As Paolo Antonelli, senior curator of architecture and design at the New York Museum of Modern art tells us, “one of design’s most fundamental tasks is to help people deal with change.”

One of the key concepts underpinning Catapult’s philosophy is that technology can enable human potential. We also speak regularly about the important design skill of listening. I propose that listening to others, our friends, coworkers and family, as well as our end-users, can, in and of itself, enable potential and empower. And if I can learn to listen to people in difficult personal times, imagine how well honed my skills will be when I need to listen to delicate conversations across languages and cultures.

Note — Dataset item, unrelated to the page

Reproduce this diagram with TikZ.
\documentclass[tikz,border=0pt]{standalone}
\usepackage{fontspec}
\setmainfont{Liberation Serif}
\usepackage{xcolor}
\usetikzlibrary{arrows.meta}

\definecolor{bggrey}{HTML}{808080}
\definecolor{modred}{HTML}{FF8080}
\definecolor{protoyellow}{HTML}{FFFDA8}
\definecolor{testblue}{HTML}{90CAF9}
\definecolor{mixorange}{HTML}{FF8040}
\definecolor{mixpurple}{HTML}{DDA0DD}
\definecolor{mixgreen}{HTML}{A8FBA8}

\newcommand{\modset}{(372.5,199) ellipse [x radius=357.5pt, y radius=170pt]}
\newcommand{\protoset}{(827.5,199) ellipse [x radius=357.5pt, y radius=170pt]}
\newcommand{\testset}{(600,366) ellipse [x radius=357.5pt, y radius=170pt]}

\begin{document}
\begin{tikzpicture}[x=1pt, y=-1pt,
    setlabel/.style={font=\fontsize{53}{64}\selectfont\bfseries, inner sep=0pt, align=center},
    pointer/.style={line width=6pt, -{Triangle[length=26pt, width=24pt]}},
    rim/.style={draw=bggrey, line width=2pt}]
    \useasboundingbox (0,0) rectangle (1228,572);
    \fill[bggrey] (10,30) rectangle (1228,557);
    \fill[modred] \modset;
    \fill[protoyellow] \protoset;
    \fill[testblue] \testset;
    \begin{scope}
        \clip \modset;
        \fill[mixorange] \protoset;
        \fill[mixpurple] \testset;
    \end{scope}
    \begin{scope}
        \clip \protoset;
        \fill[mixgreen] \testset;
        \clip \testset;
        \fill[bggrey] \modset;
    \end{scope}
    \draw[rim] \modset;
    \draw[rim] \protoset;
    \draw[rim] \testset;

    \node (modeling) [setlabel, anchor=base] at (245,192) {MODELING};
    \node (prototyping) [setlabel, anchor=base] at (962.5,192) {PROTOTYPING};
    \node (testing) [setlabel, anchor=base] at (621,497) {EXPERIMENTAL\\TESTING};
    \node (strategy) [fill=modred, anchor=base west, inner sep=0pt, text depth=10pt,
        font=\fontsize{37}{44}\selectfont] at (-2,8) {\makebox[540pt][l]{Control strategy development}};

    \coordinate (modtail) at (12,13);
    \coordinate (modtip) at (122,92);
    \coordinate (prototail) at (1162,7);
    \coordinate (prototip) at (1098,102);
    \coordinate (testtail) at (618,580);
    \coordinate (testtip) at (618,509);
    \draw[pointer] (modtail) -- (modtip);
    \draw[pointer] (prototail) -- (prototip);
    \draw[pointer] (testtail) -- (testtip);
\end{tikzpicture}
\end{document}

The question I am asking, and which I encourage other engineering and design practitioners to ask, is: how can I, in my daily life, actively cultivate the skills I need as an engineer or designer? And if I recognize how important these skills are to my job as a designer can I also see how valuable they will be to my job as a human? It is by asking these questions that we can ensure that the ethics that guide our design work – creating things that affect the lives of other people – also guide our lives, our decisions, and the actions of the organizations we work for.